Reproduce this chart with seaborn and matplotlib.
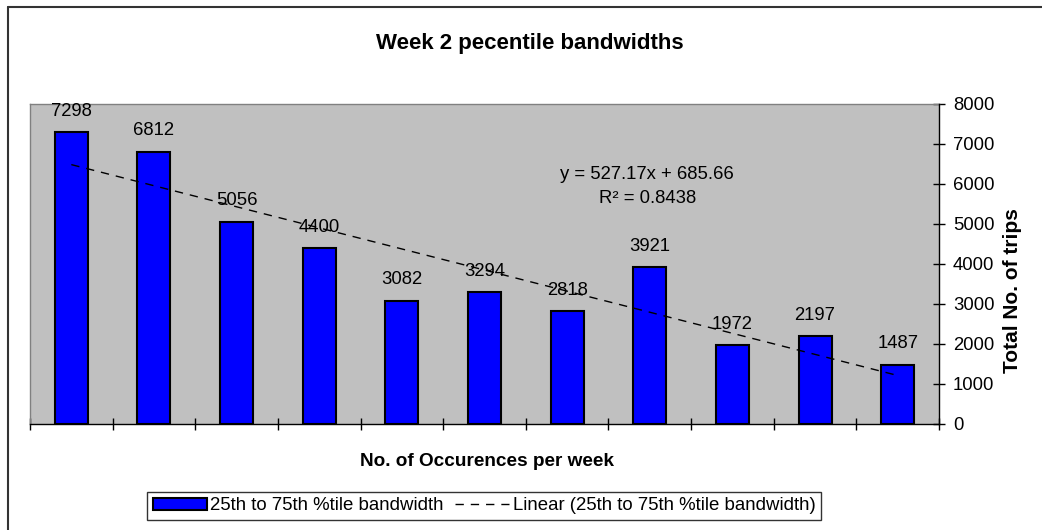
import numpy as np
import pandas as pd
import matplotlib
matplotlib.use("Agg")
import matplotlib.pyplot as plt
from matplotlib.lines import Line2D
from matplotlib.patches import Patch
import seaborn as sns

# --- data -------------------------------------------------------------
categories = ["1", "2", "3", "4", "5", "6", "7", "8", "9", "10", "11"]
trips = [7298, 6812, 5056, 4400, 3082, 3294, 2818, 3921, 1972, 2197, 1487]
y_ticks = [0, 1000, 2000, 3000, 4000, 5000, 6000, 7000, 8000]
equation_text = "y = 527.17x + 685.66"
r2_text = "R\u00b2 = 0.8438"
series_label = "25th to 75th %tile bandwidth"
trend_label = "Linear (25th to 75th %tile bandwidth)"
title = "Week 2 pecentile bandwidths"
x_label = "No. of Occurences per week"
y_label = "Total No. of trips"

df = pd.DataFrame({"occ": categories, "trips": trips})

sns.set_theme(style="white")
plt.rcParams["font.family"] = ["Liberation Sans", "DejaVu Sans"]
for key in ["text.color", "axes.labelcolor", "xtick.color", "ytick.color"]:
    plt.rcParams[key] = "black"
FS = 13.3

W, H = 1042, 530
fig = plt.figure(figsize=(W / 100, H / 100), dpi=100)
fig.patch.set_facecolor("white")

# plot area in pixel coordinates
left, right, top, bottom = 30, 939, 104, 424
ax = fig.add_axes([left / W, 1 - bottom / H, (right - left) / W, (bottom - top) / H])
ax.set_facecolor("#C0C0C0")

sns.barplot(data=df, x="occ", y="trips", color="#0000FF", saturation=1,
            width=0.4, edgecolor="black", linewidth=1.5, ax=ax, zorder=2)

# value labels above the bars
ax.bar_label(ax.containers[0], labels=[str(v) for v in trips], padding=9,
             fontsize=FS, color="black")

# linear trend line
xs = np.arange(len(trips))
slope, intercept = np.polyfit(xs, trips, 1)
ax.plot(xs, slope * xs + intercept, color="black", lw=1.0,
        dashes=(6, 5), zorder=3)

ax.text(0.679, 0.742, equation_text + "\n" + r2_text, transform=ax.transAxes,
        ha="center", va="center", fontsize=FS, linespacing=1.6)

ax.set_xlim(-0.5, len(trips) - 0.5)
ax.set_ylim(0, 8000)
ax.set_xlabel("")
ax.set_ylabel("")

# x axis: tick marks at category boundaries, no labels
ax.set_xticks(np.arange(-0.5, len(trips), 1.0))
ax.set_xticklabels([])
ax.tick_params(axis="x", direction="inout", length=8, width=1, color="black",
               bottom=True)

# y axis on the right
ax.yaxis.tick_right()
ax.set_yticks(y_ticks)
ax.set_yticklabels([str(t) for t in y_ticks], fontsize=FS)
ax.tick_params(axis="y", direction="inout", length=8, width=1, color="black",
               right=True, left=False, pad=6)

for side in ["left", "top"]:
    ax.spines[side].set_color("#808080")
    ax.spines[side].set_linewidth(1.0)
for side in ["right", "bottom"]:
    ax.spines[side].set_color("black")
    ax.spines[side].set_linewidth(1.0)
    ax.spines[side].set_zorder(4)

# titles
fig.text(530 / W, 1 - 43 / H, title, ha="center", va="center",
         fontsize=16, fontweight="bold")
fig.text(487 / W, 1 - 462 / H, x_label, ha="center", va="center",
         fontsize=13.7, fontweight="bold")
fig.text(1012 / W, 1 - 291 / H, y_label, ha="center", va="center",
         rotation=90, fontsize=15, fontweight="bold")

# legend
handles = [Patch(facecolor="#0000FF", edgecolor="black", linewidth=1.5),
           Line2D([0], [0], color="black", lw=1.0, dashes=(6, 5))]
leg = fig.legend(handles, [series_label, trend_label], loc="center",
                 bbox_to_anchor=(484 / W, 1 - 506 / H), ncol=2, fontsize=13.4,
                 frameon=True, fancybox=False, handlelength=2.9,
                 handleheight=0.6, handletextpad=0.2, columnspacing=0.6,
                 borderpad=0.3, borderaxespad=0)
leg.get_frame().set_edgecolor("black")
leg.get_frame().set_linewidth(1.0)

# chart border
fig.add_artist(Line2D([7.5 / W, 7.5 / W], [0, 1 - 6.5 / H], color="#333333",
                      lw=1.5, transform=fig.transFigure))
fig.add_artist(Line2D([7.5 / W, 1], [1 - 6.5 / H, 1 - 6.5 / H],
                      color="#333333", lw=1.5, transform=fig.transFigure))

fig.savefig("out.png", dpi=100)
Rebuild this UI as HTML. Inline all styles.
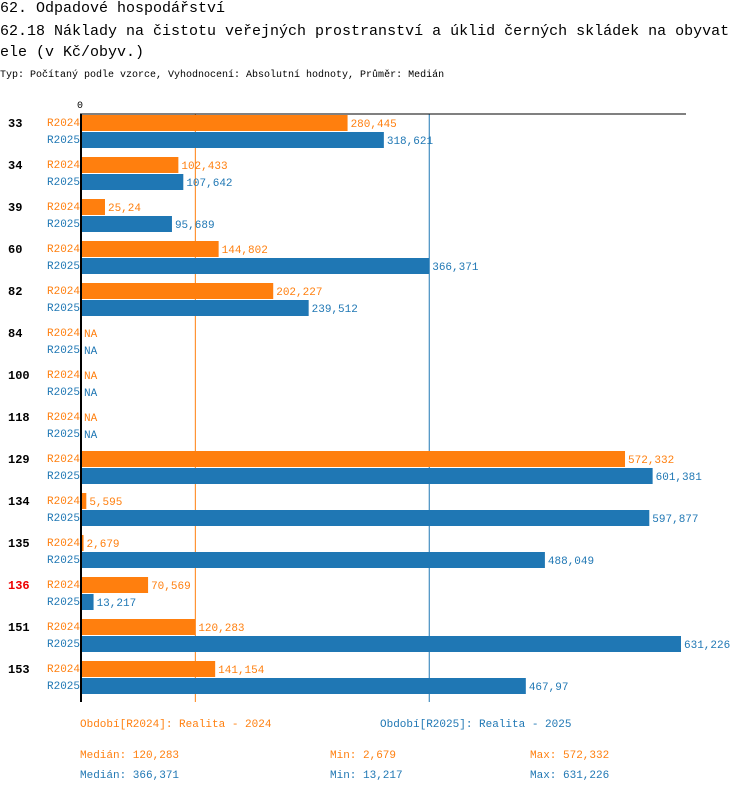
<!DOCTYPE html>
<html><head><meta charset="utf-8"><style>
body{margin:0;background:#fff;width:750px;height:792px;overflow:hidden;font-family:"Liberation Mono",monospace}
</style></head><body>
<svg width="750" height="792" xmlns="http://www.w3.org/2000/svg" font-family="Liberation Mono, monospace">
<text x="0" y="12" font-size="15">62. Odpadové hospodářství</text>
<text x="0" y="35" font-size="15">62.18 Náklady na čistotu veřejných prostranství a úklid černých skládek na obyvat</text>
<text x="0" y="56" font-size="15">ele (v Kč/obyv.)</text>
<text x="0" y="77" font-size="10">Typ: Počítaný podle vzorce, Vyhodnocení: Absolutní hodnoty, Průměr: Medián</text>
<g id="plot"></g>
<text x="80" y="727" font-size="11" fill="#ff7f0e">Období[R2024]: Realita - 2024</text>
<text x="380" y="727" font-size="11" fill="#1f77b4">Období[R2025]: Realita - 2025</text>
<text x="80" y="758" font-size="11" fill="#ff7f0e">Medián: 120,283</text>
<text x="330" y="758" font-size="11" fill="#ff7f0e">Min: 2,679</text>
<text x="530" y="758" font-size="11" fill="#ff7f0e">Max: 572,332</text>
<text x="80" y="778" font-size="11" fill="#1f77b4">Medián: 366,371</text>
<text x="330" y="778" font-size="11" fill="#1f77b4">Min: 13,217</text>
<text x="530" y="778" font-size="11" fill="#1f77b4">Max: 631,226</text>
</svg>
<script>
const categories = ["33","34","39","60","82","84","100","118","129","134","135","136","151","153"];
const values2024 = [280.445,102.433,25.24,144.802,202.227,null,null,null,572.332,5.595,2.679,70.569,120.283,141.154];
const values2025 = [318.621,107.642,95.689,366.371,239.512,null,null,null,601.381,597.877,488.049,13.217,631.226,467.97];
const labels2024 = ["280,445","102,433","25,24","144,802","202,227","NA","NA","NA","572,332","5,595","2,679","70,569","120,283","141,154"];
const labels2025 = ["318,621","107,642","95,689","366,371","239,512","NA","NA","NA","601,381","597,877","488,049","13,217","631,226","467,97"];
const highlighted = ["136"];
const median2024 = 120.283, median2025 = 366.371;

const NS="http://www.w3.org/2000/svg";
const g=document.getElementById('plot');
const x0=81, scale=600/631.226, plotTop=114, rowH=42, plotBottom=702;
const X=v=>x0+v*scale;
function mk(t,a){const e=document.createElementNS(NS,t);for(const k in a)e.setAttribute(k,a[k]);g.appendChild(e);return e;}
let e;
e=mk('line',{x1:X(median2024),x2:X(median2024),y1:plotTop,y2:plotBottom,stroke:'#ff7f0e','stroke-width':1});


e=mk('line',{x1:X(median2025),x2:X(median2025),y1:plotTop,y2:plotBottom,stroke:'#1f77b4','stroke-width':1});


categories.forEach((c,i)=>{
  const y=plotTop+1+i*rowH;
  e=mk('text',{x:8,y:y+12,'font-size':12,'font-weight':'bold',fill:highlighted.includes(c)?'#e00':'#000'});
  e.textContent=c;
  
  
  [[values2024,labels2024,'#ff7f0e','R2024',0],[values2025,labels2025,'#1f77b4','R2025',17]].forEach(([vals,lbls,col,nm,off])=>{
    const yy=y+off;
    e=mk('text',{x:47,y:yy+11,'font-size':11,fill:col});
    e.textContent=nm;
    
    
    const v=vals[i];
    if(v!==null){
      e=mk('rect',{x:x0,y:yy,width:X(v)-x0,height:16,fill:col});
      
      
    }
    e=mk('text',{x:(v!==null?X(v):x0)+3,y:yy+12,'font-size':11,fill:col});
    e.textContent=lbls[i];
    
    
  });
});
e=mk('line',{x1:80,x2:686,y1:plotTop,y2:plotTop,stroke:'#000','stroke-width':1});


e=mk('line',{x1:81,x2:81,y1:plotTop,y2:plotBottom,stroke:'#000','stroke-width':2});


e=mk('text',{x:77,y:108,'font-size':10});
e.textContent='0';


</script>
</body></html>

**THE PROBLEM:**
Check every line of the entries above for the word "this" and report how many lines contain it, giving the number only.

**FULL RESPONSE:**
2